The emphasis remains on:
• depth and coherence of formulation
• responsiveness to the therapeutic process
• precision rather than protocol
• and meaningful, sustainable change
Psychosomatics
Many physical symptoms are closely connected to the way the nervous system responds to stress and emotional experience. Headaches, digestive concerns, heart issues, sleep disruption, fatigue, muscle tension, and chronic stress responses often intensify during periods of psychological strain.
This approach explores how the body moves through cycles of activation and recovery, and how emotional experiences are expressed physically. Work in this area may incorporate principles from positive psychology, German New Medicine (founder Dr. Ryke Geerd Hamer) and Ericksonian (indirect) hypnosis to support stress regulation, resilience, and mind–body awareness.
Statistical Psychoanalysis
The practice incorporates statistical psychoanalysis as an additional analytic lens for understanding personality structure and psychological tendencies.
This approach involves the interpretation of statistically derived psychological profiles, based on numerical data rather than intuition, symbolism, or belief systems.
Statistical psychoanalysis is used to:
• identify recurring psychological patterns
• clarify core motivational structures
• highlight strengths, vulnerabilities, and internal dynamics
• support self-understanding and therapeutic direction
It is not used deterministically, nor as a diagnostic tool, but as a complementary framework that enriches clinical insight and supports individualized therapeutic work.
Wellness Focus
Psychological health does not exist independently of physical and environmental conditions.
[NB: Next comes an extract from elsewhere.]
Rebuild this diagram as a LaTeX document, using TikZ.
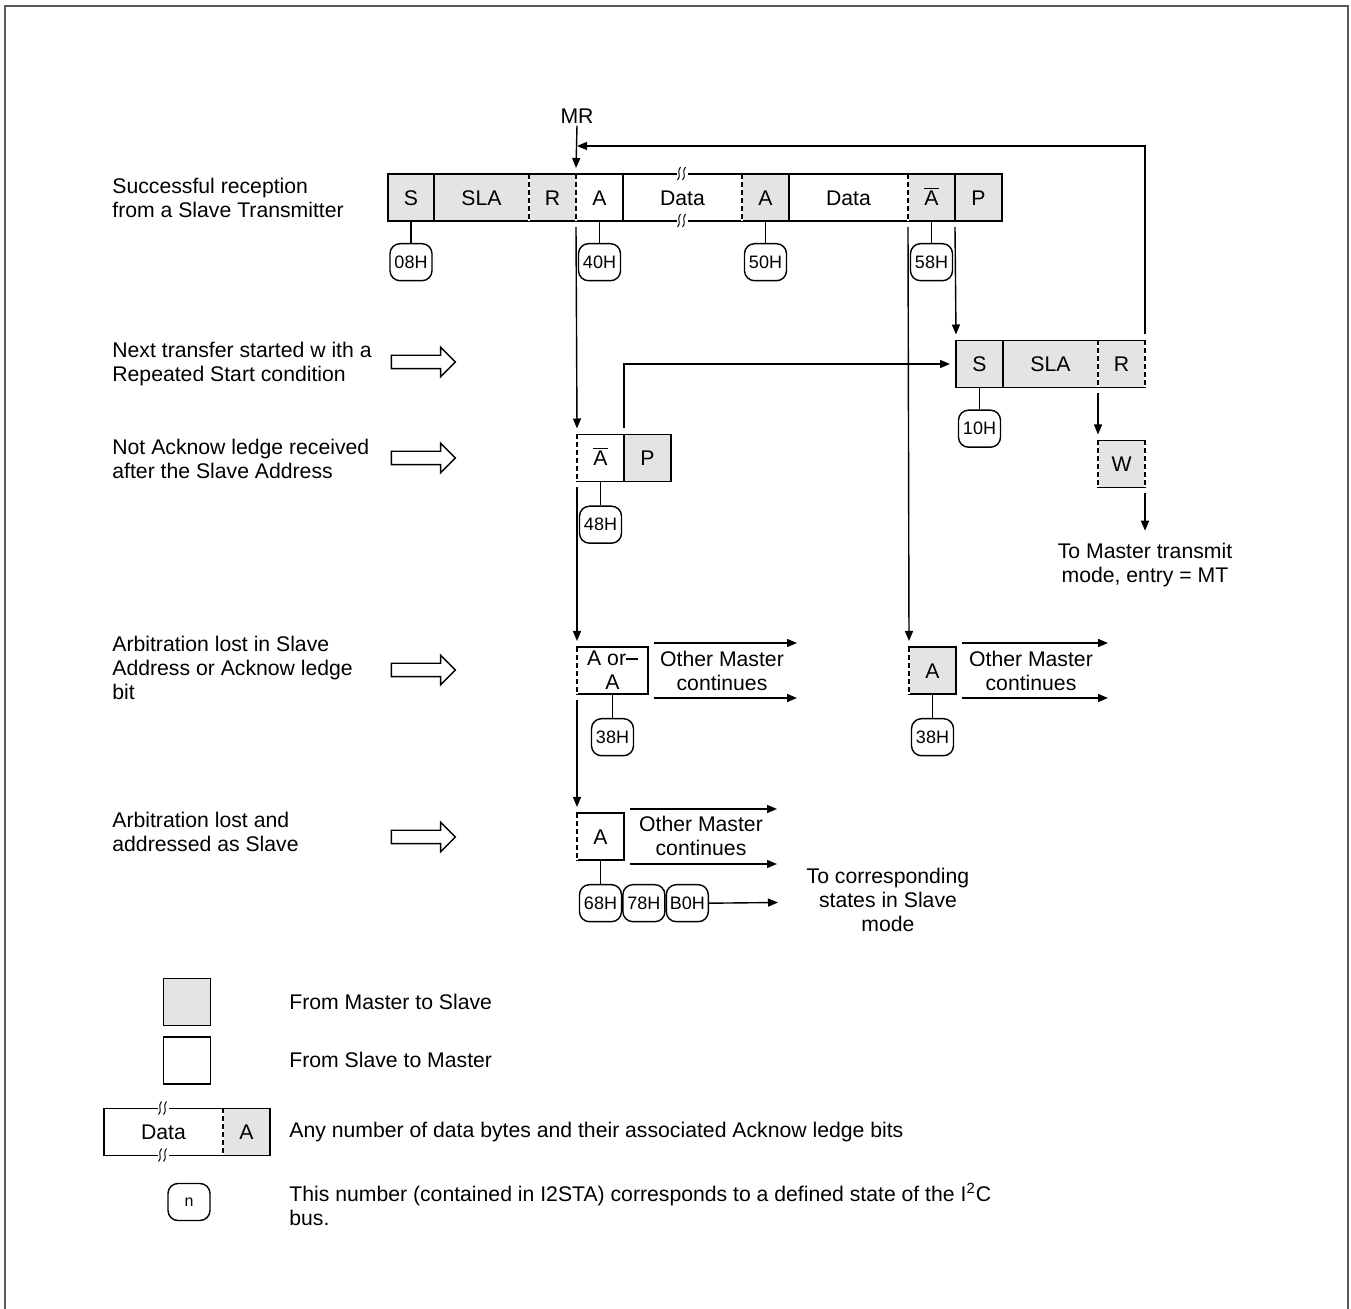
\documentclass[tikz,border=0pt]{standalone}
\usepackage{fontspec}
\setmainfont{Liberation Sans}
\usepackage{tikz}
\usetikzlibrary{arrows.meta,positioning,shapes.arrows}
\definecolor{I2CGrey}{HTML}{E4E4E4}
\definecolor{I2CFrame}{HTML}{5A5A5A}
\newcommand{\nack}{$\overline{\mbox{A}}$}
\tikzset{
  i2ccell/.style={
    draw,
    line width=0.7pt,
    minimum width=23.5pt,
    minimum height=23.5pt,
    text height=8pt,
    text depth=0pt,
    inner sep=0pt,
    outer sep=0pt,
    font=\fontsize{10.6}{12}\selectfont
  },
  i2cmtos/.style={i2ccell, fill=I2CGrey},
  i2cstom/.style={i2ccell, fill=white},
  i2cdash/.style={preaction={draw=white, solid, line width=1.2pt}, draw=black, line width=0.7pt, dash pattern=on 2.5pt off 1.5pt},
  i2ccode/.style={
    draw,
    line width=0.7pt,
    rounded corners=5pt,
    minimum width=21pt,
    minimum height=18.5pt,
    inner sep=0.5pt,
    font=\fontsize{9}{10}\selectfont
  },
  i2cline/.style={line width=0.7pt},
  i2cflow/.style={-{Triangle[length=5pt,width=4pt]}, line width=0.7pt},
  i2clabel/.style={anchor=west, align=left, inner sep=0pt, font=\fontsize{10.6}{12}\selectfont},
  i2ctext/.style={align=center, inner sep=1pt, font=\fontsize{10.6}{12}\selectfont},
  i2chollow/.style={single arrow, draw, line width=0.7pt, minimum height=32pt, single arrow head extend=4pt, inner xsep=0pt, inner ysep=3pt},
  i2cbreak/.pic={
    \fill[white] (-6,-2.5) rectangle (5,2.5);
    \draw[line width=0.5pt] (-5,6) .. controls (-1,3) and (-6,-3) .. (-2,-7);
    \draw[line width=0.5pt] (0,6) .. controls (4,3) and (-1,-3) .. (3,-7);
  }
}

\begin{document}
\begin{tikzpicture}[x=0.5pt, y=-0.5pt]
  \useasboundingbox (0,0) rectangle (1351,1309);
  \draw[I2CFrame, line width=1pt] (5,1309) -- (5,6) -- (1348,6) -- (1348,1309);

  \node[i2clabel] (l1) at (112,197.5) {Successful reception\\from a Slave Transmitter};
  \node[i2clabel] (l2) at (112,364) {Next transfer started w ith a\\Repeated Start condition};
  \node[i2clabel] (l3) at (112,459) {Not Acknow ledge received\\after the Slave Address};
  \node[i2clabel] (l4) at (112,668) {Arbitration lost in Slave\\Address or Acknow ledge\\bit};
  \node[i2clabel] (l5) at (112,832) {Arbitration lost and\\addressed as Slave};
  \node[i2chollow] (h2) at (420,362) {};
  \node[i2chollow] (h3) at (420,458) {};
  \node[i2chollow] (h4) at (420,670) {};
  \node[i2chollow] (h5) at (420,837) {};

  \node[i2cmtos, minimum width=23pt, anchor=west] (r1s) at (388,197.5) {S};
  \node[i2cmtos, minimum width=47.5pt, right=0pt of r1s] (r1sla) {SLA};
  \node[i2cmtos, right=0pt of r1sla] (r1r) {R};
  \node[i2cstom, right=0pt of r1r] (r1a) {A};
  \node[i2cstom, minimum width=59.5pt, right=0pt of r1a] (r1d) {Data};
  \node[i2cmtos, right=0pt of r1d] (r1aa) {A};
  \node[i2cstom, minimum width=59.5pt, right=0pt of r1aa] (r1dd) {Data};
  \node[i2cmtos, right=0pt of r1dd] (r1na) {\nack};
  \node[i2cmtos, right=0pt of r1na] (r1p) {P};
  \draw[i2cdash] (r1r.north west) -- (r1r.south west);
  \draw[i2cdash] (r1a.north west) -- (r1a.south west);
  \draw[i2cdash] (r1aa.north west) -- (r1aa.south west);
  \draw[i2cdash] (r1na.north west) -- (r1na.south west);
  \pic at (r1d.north) {i2cbreak};
  \pic at (r1d.south) {i2cbreak};
  \node[i2ccode, below=11pt of r1s] (c08) {08H};
  \node[i2ccode, below=11pt of r1a] (c40) {40H};
  \node[i2ccode, below=11pt of r1aa] (c50) {50H};
  \node[i2ccode, below=11pt of r1na] (c58) {58H};
  \draw[i2cline] (r1s.south) -- (c08.north);
  \draw[i2cline] (r1a.south) -- (c40.north);
  \draw[i2cline] (r1aa.south) -- (c50.north);
  \draw[i2cline] (r1na.south) -- (c58.north);

  \node[i2ctext] (mr) at (577,116) {MR};
  \coordinate (mrjoin) at (577,146);
  \draw[i2cflow] (mr.south) -- ([yshift=3pt]r1a.north west);

  \node[i2cmtos, anchor=west] (r2s) at (956,364) {S};
  \node[i2cmtos, minimum width=47.5pt, right=0pt of r2s] (r2sla) {SLA};
  \node[i2cmtos, right=0pt of r2sla] (r2r) {R};
  \draw[i2cdash] (r2r.north west) -- (r2r.south west);
  \draw[i2cdash] (r2r.north east) -- (r2r.south east);
  \node[i2ccode, below=11pt of r2s] (c10) {10H};
  \draw[i2cline] (r2s.south) -- (c10.north);
  \draw[i2cflow] ([yshift=3pt]r2r.north east) |- (mrjoin);

  \node[i2cstom, anchor=west] (r3na) at (577,458) {\nack};
  \node[i2cmtos, right=0pt of r3na] (r3p) {P};
  \draw[i2cdash] (r3na.north west) -- (r3na.south west);
  \node[i2ccode, below=12pt of r3na] (c48) {48H};
  \draw[i2cline] (r3na.south) -- (c48.north);

  \node[i2cmtos, anchor=west] (r3w) at (1098,464) {W};
  \draw[i2cdash] (r3w.north west) -- (r3w.south west);
  \draw[i2cdash] (r3w.north east) -- (r3w.south east);
  \node[i2ctext] (tomt) at (1145,565) {To Master transmit\\mode, entry = MT};

  \node[i2cstom, minimum width=35.5pt, text height=19.5pt, text depth=0pt, align=center, anchor=west] (r4ao) at (577,670.5) {A or\rule[0.3em]{0.55em}{0.6pt}\\A};
  \draw[i2cdash] (r4ao.north west) -- (r4ao.south west);
  \node[i2ccode, below=12pt of r4ao] (c38a) {38H};
  \draw[i2cline] (r4ao.south) -- (c38a.north);
  \node[i2ctext] (om1) at (722,670.5) {Other Master\\continues};
  \coordinate (om1n) at (797,643);
  \coordinate (om1s) at (797,698);
  \draw[i2cflow] ([xshift=3pt,yshift=2pt]r4ao.north east) -- (om1n);
  \draw[i2cflow] ([xshift=3pt,yshift=-2pt]r4ao.south east) -- (om1s);

  \node[i2cmtos, anchor=west] (r4a) at (909,670.5) {A};
  \draw[i2cdash] (r4a.north west) -- (r4a.south west);
  \node[i2ccode, below=12pt of r4a] (c38b) {38H};
  \draw[i2cline] (r4a.south) -- (c38b.north);
  \node[i2ctext] (om2) at (1031,670.5) {Other Master\\continues};
  \coordinate (om2n) at (1108,643);
  \coordinate (om2s) at (1108,698);
  \draw[i2cflow] ([xshift=3pt,yshift=2pt]r4a.north east) -- (om2n);
  \draw[i2cflow] ([xshift=3pt,yshift=-2pt]r4a.south east) -- (om2s);

  \node[i2cstom, anchor=west] (r5a) at (577,836.5) {A};
  \draw[i2cdash] (r5a.north west) -- (r5a.south west);
  \node[i2ctext] (om3) at (701,835.5) {Other Master\\continues};
  \coordinate (om3n) at (777,809);
  \coordinate (om3s) at (777,864);
  \draw[i2cflow] ([xshift=3pt,yshift=2pt]r5a.north east) -- (om3n);
  \draw[i2cflow] ([xshift=3pt,yshift=-2pt]r5a.south east) -- (om3s);
  \node[i2ccode, below=12pt of r5a] (c68) {68H};
  \node[i2ccode, right=0pt of c68] (c78) {78H};
  \node[i2ccode, right=0pt of c78] (cb0) {B0H};
  \draw[i2cline] (r5a.south) -- (c68.north);
  \node[i2ctext] (slv) at (888,900) {To corresponding\\states in Slave\\mode};
  \coordinate (slvin) at (778,902.5);
  \draw[i2cflow] (cb0.east) -- (slvin);

  \draw[i2cflow] ([yshift=-3pt]r1a.south west) -- ([yshift=3pt]r3na.north west);
  \draw[i2cflow] ([yshift=-3pt]r3na.south west) -- ([yshift=3pt]r4ao.north west);
  \draw[i2cflow] ([yshift=-3pt]r4ao.south west) -- ([yshift=3pt]r5a.north west);
  \draw[i2cflow] ([yshift=-3pt]r1na.south west) -- ([yshift=3pt]r4a.north west);
  \draw[i2cflow] ([yshift=-3pt]r1p.south west) -- ([yshift=3pt]r2s.north west);
  \draw[i2cflow] ([yshift=3pt]r3p.north west) |- ([xshift=-3pt]r2s.west);
  \draw[i2cflow] ([yshift=-3pt]r2r.south west) -- ([yshift=3pt]r3w.north west);
  \draw[i2cflow] ([yshift=-3pt]r3w.south east) -- ([yshift=5pt]tomt.north);

  \node[i2cmtos] (lgm) at (187,1002) {};
  \node[i2clabel] (tgm) at (289,1002) {From Master to Slave};
  \node[i2cstom] (lsm) at (187,1060.5) {};
  \node[i2clabel] (tsm) at (289,1060) {From Slave to Master};
  \node[i2cstom, minimum width=59.5pt, anchor=west] (ld) at (104,1132) {Data};
  \node[i2cmtos, right=0pt of ld] (la) {A};
  \draw[i2cdash] (la.north west) -- (la.south west);
  \pic at (ld.north) {i2cbreak};
  \pic at (ld.south) {i2cbreak};
  \node[i2clabel] (tdata) at (289,1132) {Any number of data bytes and their associated Acknow ledge bits};
  \node[i2ccode, font=\fontsize{8}{9}\selectfont] (ln) at (189,1202) {n};
  \node[i2clabel] (tn) at (289,1204) {This number (contained in I2STA) corresponds to a defined state of the I\textsuperscript{2}C\\bus.};
\end{tikzpicture}
\end{document}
Within appropriate professional boundaries, psychotherapy at The Colangelo Practice is informed by a wellness-oriented clinical perspective, recognizing the influence of:
• nutrition and metabolic health
• movement and physical activity
• sleep, routine, and lifestyle patterns
These factors are not treated as prescriptions or substitutes for psychotherapy, but as contextual elements that meaningfully affect emotional regulation, resilience, and psychological capacity.